> **The request**
Transcribe the material in full. Nothing should differ except that the pictures are left out.

> **Data excerpt**
>> begin
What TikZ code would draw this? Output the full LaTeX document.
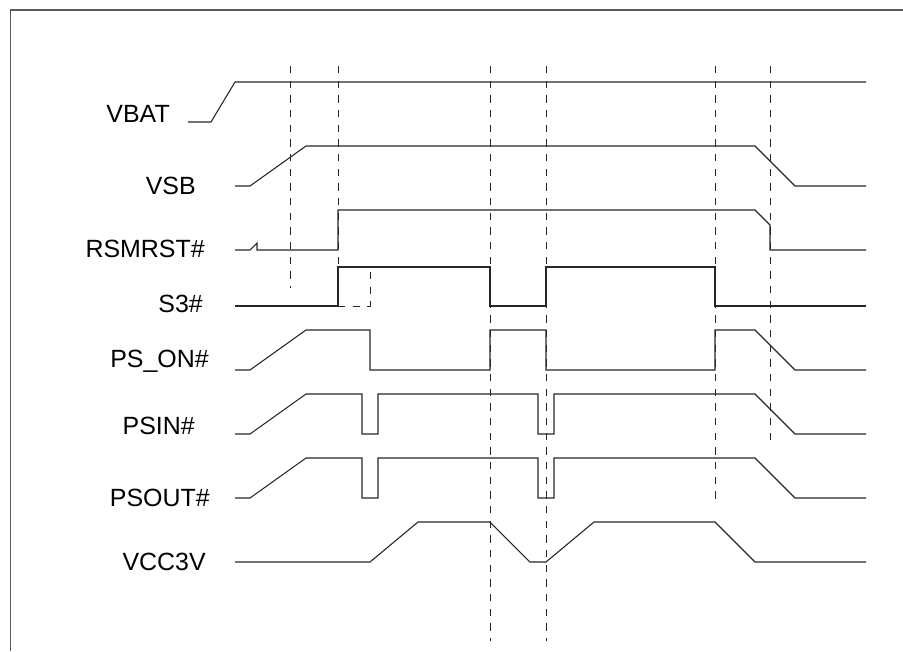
\documentclass[tikz,border=0pt]{standalone}
\usepackage{fontspec}
\setmainfont{Liberation Sans}
\begin{document}
\begin{tikzpicture}[x=0.75pt,y=-0.75pt,
  sig/.style={draw=black!85,line width=0.8pt,line join=miter},
  guide/.style={draw=black!85,line width=0.75pt,dash pattern=on 5.5pt off 5.5pt},
  frame/.style={draw=black!65,line width=1.2pt},
  lbl/.style={font=\fontsize{18.7}{22}\selectfont,anchor=base east,inner sep=0pt}]
\useasboundingbox (0,0) rectangle (903,651);
% frame
\draw[frame] (903,10) -- (10.5,10) -- (10.5,651);
% guide lines
\draw[guide] (290,66) -- (290,288);
\draw[guide] (338,66) -- (338,267);
\draw[guide] (338,306) -- (370,306) -- (370,268);
\draw[guide] (490,66) -- (490,641);
\draw[guide] (546,66) -- (546,641);
\draw[guide] (715,66) -- (715,503);
\draw[guide] (770,66) -- (770,443);
% labels
\node[lbl] (vbat) at (170,122) {VBAT};
\node[lbl] (vsb) at (196,194) {VSB};
\node[lbl] (rsm) at (205,257) {RSMRST\#};
\node[lbl] (s3) at (203,312) {S3\#};
\node[lbl] (pson) at (209,367) {PS\_ON\#};
\node[lbl] (psin) at (195,434) {PSIN\#};
\node[lbl] (psout) at (210,506) {PSOUT\#};
\node[lbl] (vcc) at (206,570) {VCC3V};
% VBAT
\draw[sig] (188,122) -- (211,122) -- (235,82) -- (866,82);
% VSB
\draw[sig] (235,186) -- (250,186) -- (306,146) -- (755,146) -- (795,186) -- (866,186);
% RSMRST#
\draw[sig] (235,250) -- (250,250) -- (257,243) -- (257,250) -- (338,250) -- (338,210)
  -- (755,210) -- (770,225) -- (770,250) -- (866,250);
% S3#
\draw[sig] (235,306) -- (338,306) -- (338,267) -- (490,267) -- (490,306) -- (546,306)
  -- (546,267) -- (715,267) -- (715,306) -- (866,306);
% PS_ON#
\draw[sig] (235,370) -- (250,370) -- (306,330) -- (370,330) -- (370,370) -- (490,370)
  -- (490,330) -- (546,330) -- (546,370) -- (715,370) -- (715,330) -- (755,330)
  -- (795,370) -- (866,370);
% PSIN#
\draw[sig] (235,434) -- (250,434) -- (306,394) -- (362,394) -- (362,434) -- (378,434)
  -- (378,394) -- (538,394) -- (538,434) -- (554,434) -- (554,394) -- (755,394)
  -- (795,434) -- (866,434);
% PSOUT#
\draw[sig] (235,498) -- (250,498) -- (306,458) -- (362,458) -- (362,498) -- (378,498)
  -- (378,458) -- (538,458) -- (538,498) -- (554,498) -- (554,458) -- (755,458)
  -- (795,498) -- (866,498);
% VCC3V
\draw[sig] (235,562) -- (370,562) -- (418,522) -- (490,522) -- (530,562) -- (546,562)
  -- (594,522) -- (715,522) -- (755,562) -- (866,562);
\end{tikzpicture}
\end{document}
>> end
> **Solution to this task**
What TikZ code would draw this? Output the full LaTeX document.
\documentclass[tikz,border=0pt]{standalone}
\usepackage{fontspec}
\setmainfont{Liberation Sans}
\begin{document}
\begin{tikzpicture}[x=0.75pt,y=-0.75pt,
  sig/.style={draw=black!85,line width=0.8pt,line join=miter},
  guide/.style={draw=black!85,line width=0.75pt,dash pattern=on 5.5pt off 5.5pt},
  frame/.style={draw=black!65,line width=1.2pt},
  lbl/.style={font=\fontsize{18.7}{22}\selectfont,anchor=base east,inner sep=0pt}]
\useasboundingbox (0,0) rectangle (903,651);
% frame
\draw[frame] (903,10) -- (10.5,10) -- (10.5,651);
% guide lines
\draw[guide] (290,66) -- (290,288);
\draw[guide] (338,66) -- (338,267);
\draw[guide] (338,306) -- (370,306) -- (370,268);
\draw[guide] (490,66) -- (490,641);
\draw[guide] (546,66) -- (546,641);
\draw[guide] (715,66) -- (715,503);
\draw[guide] (770,66) -- (770,443);
% labels
\node[lbl] (vbat) at (170,122) {VBAT};
\node[lbl] (vsb) at (196,194) {VSB};
\node[lbl] (rsm) at (205,257) {RSMRST\#};
\node[lbl] (s3) at (203,312) {S3\#};
\node[lbl] (pson) at (209,367) {PS\_ON\#};
\node[lbl] (psin) at (195,434) {PSIN\#};
\node[lbl] (psout) at (210,506) {PSOUT\#};
\node[lbl] (vcc) at (206,570) {VCC3V};
% VBAT
\draw[sig] (188,122) -- (211,122) -- (235,82) -- (866,82);
% VSB
\draw[sig] (235,186) -- (250,186) -- (306,146) -- (755,146) -- (795,186) -- (866,186);
% RSMRST#
\draw[sig] (235,250) -- (250,250) -- (257,243) -- (257,250) -- (338,250) -- (338,210)
  -- (755,210) -- (770,225) -- (770,250) -- (866,250);
% S3#
\draw[sig] (235,306) -- (338,306) -- (338,267) -- (490,267) -- (490,306) -- (546,306)
  -- (546,267) -- (715,267) -- (715,306) -- (866,306);
% PS_ON#
\draw[sig] (235,370) -- (250,370) -- (306,330) -- (370,330) -- (370,370) -- (490,370)
  -- (490,330) -- (546,330) -- (546,370) -- (715,370) -- (715,330) -- (755,330)
  -- (795,370) -- (866,370);
% PSIN#
\draw[sig] (235,434) -- (250,434) -- (306,394) -- (362,394) -- (362,434) -- (378,434)
  -- (378,394) -- (538,394) -- (538,434) -- (554,434) -- (554,394) -- (755,394)
  -- (795,434) -- (866,434);
% PSOUT#
\draw[sig] (235,498) -- (250,498) -- (306,458) -- (362,458) -- (362,498) -- (378,498)
  -- (378,458) -- (538,458) -- (538,498) -- (554,498) -- (554,458) -- (755,458)
  -- (795,498) -- (866,498);
% VCC3V
\draw[sig] (235,562) -- (370,562) -- (418,522) -- (490,522) -- (530,562) -- (546,562)
  -- (594,522) -- (715,522) -- (755,562) -- (866,562);
\end{tikzpicture}
\end{document}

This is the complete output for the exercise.